My introduction to the carefully sculpted music of Daniel Kellogg came in September, when the Colorado Symphony Orchestra premiered his “Refracted Skies,” a pleasing tribute to the recently opened Denver Art Museum expansion.
On Oct. 24, I had the chance to experience the 30-year-old composer’s more intimate and adventurous dimensions in a program of seven of his chamber works written in the past 10 years.
While Kellogg’s music spoke for itself most of the time, it didn’t hurt that the free Faculty Series concert at CU’s College of Music in Boulder was performed by a commanding lineup of faculty and guests artists – from violist Erika Eckert, flutist Christina Jennings, pianist Margaret McDonald and Joan Catoni Conlon directing the University Singers to CSO Concertmaster Yumi Hwang-Williams, choreographer Viki Psihoyos and tenor Adam Sattley.
Opening with “Arise My Love” – composed on the occasion of Kellogg’s marriage to his pianist wife, Hsing-ay Hsu – Conlon drew out a forceful, beautifully projected meditation on love by the 30 or so young singers, sans instrumental accompaniment. Kellogg’s score served as a highly personal counterpoint to the joyful text from the Song of Solomon.
Then came Kellogg’s entrancing approach to poet Dylan Thomas’ “Ceremony After a Fire Raid.”

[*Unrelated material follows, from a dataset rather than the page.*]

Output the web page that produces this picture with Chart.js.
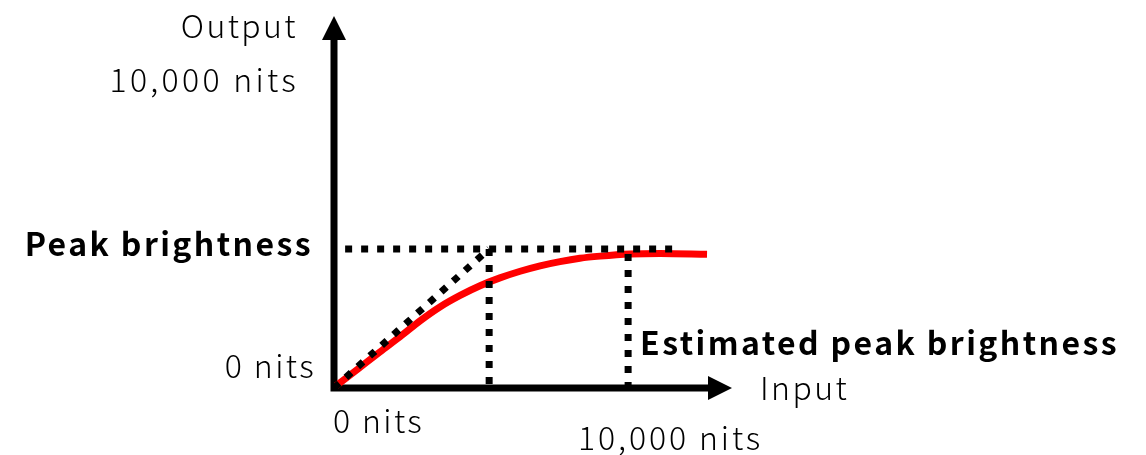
<!DOCTYPE html>
<html>
<head>
<meta charset="utf-8">
<style>
  html, body { margin: 0; padding: 0; background: #ffffff; }
  #wrap { width: 1146px; height: 455px; }
</style>
<script src="https://cdn.jsdelivr.net/npm/chart.js@4/dist/chart.umd.min.js"></script>
</head>
<body>
<div id="wrap"><canvas id="toneMap" width="1146" height="455"></canvas></div>
<script>
// Tone-mapping curve: input luminance (nits) vs. displayed output (nits)
const inputNits  = [60, 710, 1360, 2020, 2550, 3140, 3740, 4330, 4920, 5520, 6110, 6700, 7290, 7890, 8780, 9670, 11060];
const outputNits = [70, 630, 1190, 1750, 2220, 2680, 3060, 3380, 3640, 3860, 4040, 4180, 4290, 4360, 4430, 4450, 4420];

// Reference levels
const peakBrightness = 4600;       // display peak
const estimatedPeakInput = 8720;   // input where the curve reaches its plateau
const estimatedPeakOutput = 4430;
const maxNits = 10000;

// Axis extents (arrow tips)
const xAxisEnd = 11800;
const yAxisEnd = 12300;

// Text labels
const yAxisTitle = 'Output';
const xAxisTitle = 'Input';
const yTickLabels = ['0 nits', '10,000 nits'];
const xTickLabels = ['0 nits', '10,000 nits'];
const peakLabel = 'Peak brightness';
const estimatedLabel = 'Estimated peak brightness';

const curve = inputNits.map((x, i) => ({ x, y: outputNits[i] }));

const FONT = '"Noto Sans CJK JP", "Noto Sans", sans-serif';

const dotted = {
  borderColor: '#000000',
  borderWidth: 7,
  borderDash: [7, 9],
  borderCapStyle: 'butt',
  pointRadius: 0,
  fill: false,
  tension: 0
};

// Axes with arrowheads and the annotation text, placed via the chart's scales
const diagramPlugin = {
  id: 'diagram',
  beforeDatasetsDraw(chart) {
    const { ctx, scales: { x, y } } = chart;
    const x0 = x.getPixelForValue(0), y0 = y.getPixelForValue(0);
    const xTip = x.getPixelForValue(xAxisEnd), yT = y.getPixelForValue(yAxisEnd);
    const head = 24, half = 12;
    ctx.save();
    ctx.strokeStyle = '#000'; ctx.fillStyle = '#000';
    ctx.lineWidth = 7; ctx.lineCap = 'butt';
    ctx.beginPath();
    ctx.moveTo(x0, y0 + 3.5); ctx.lineTo(x0, yT + head - 1);
    ctx.moveTo(x0 - 3.5, y0); ctx.lineTo(xTip - head + 1, y0);
    ctx.stroke();
    ctx.beginPath();
    ctx.moveTo(x0, yT); ctx.lineTo(x0 - half, yT + head); ctx.lineTo(x0 + half, yT + head); ctx.closePath();
    ctx.moveTo(xTip, y0); ctx.lineTo(xTip - head, y0 - half); ctx.lineTo(xTip - head, y0 + half); ctx.closePath();
    ctx.fill();
    ctx.restore();
  },
  afterDatasetsDraw(chart) {
    const { ctx, scales: { x, y } } = chart;
    const x0 = x.getPixelForValue(0), y0 = y.getPixelForValue(0);
    const yT = y.getPixelForValue(yAxisEnd);
    const yPeak = y.getPixelForValue(peakBrightness);
    const yMax = y.getPixelForValue(maxNits);
    const xEst = x.getPixelForValue(estimatedPeakInput);
    const regular = '300 32px ' + FONT;
    const bold = 'bold 32px ' + FONT;
    ctx.save();
    ctx.fillStyle = '#000';
    ctx.textBaseline = 'alphabetic';
    ctx.letterSpacing = '2.4px';
    ctx.font = regular;
    ctx.textAlign = 'right';
    ctx.fillText(yAxisTitle, x0 - 36, yT + 22);
    ctx.fillText(yTickLabels[0], x0 - 18, y0 - 10);
    ctx.letterSpacing = '3.3px';
    ctx.fillText(yTickLabels[1], x0 - 35, yMax + 6);
    ctx.letterSpacing = '2.4px';
    ctx.font = bold;
    ctx.fillText(peakLabel, x0 - 21, yPeak + 7);
    ctx.textAlign = 'left';
    ctx.font = regular;
    ctx.fillText(xTickLabels[0], x0 - 1, y0 + 45);
    ctx.fillText(xAxisTitle, 760, y0 + 12);
    ctx.letterSpacing = '2.9px';
    ctx.fillText(xTickLabels[1], 578, y0 + 62);
    ctx.letterSpacing = '2.4px';
    ctx.font = bold;
    ctx.fillText(estimatedLabel, xEst + 12, y0 - 33);
    ctx.restore();
  }
};

new Chart(document.getElementById('toneMap'), {
  type: 'scatter',
  data: {
    datasets: [
      { ...dotted, label: 'peak level', showLine: true,
        data: [{ x: 330, y: peakBrightness }, { x: 10080, y: peakBrightness }] },
      { ...dotted, label: 'linear', showLine: true,
        data: [{ x: 0, y: 0 }, { x: peakBrightness, y: peakBrightness }] },
      { ...dotted, label: 'knee', showLine: true,
        data: [{ x: peakBrightness, y: peakBrightness }, { x: peakBrightness, y: 0 }] },
      { ...dotted, label: 'estimated peak', showLine: true,
        data: [{ x: estimatedPeakInput, y: estimatedPeakOutput }, { x: estimatedPeakInput, y: 0 }] },
      { label: 'tone curve', showLine: true, data: curve,
        borderColor: '#ff0000', borderWidth: 7, borderCapStyle: 'butt',
        pointRadius: 0, cubicInterpolationMode: 'monotone', fill: false }
    ]
  },
  options: {
    responsive: false,
    animation: false,
    devicePixelRatio: 1,
    layout: { padding: { left: 334, right: 414, top: 16, bottom: 67 } },
    clip: false,
    plugins: { legend: { display: false }, tooltip: { enabled: false } },
    scales: {
      x: { type: 'linear', display: false, min: 0, max: xAxisEnd },
      y: { type: 'linear', display: false, min: 0, max: yAxisEnd }
    }
  },
  plugins: [diagramPlugin]
});
</script>
</body>
</html>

First, in unrelenting darkness, the only sensory experience was hearing the Welshman’s deeply resonant voice deliver his own mournful words in syllabic rhythm. The house lights back on, Hsu and Sattley then illuminated the words through Kellogg’s appropriately agitated score. Hsu proved herself a bold, formidable presence at the piano, punctuating Sattley’s able delivery of melodic fragments.
A winsome “Lullaby and Prayer” was delicately rendered by the Beijing-born pianist in harmony with Hwang-Williams’ lyric phrasings and silky tone. Closing the first half was “Momentum,” and Hsu again showed her artistic muscle. But the angry, often witty piano solo – a musical tongue-twister – ended short of breath, no matter Kellogg’s obvious attempt to resolve it peacefully.
While Eckert misfired in Kellogg’s Sonata for Viola and Piano, McDonald – another fine pianist – saved the day, fully voicing the work’s thick, clustered harmonies. High marks also to Jennings for her solid, spot-on playing in “Into Utter Forever,” no matter that the shrill scoring was hard on the ears.
Perhaps the most fluid and conceptually engaging selection among Kellogg’s varied and promising program was “scarlet thread,” a lush and animated work for piano and dancers.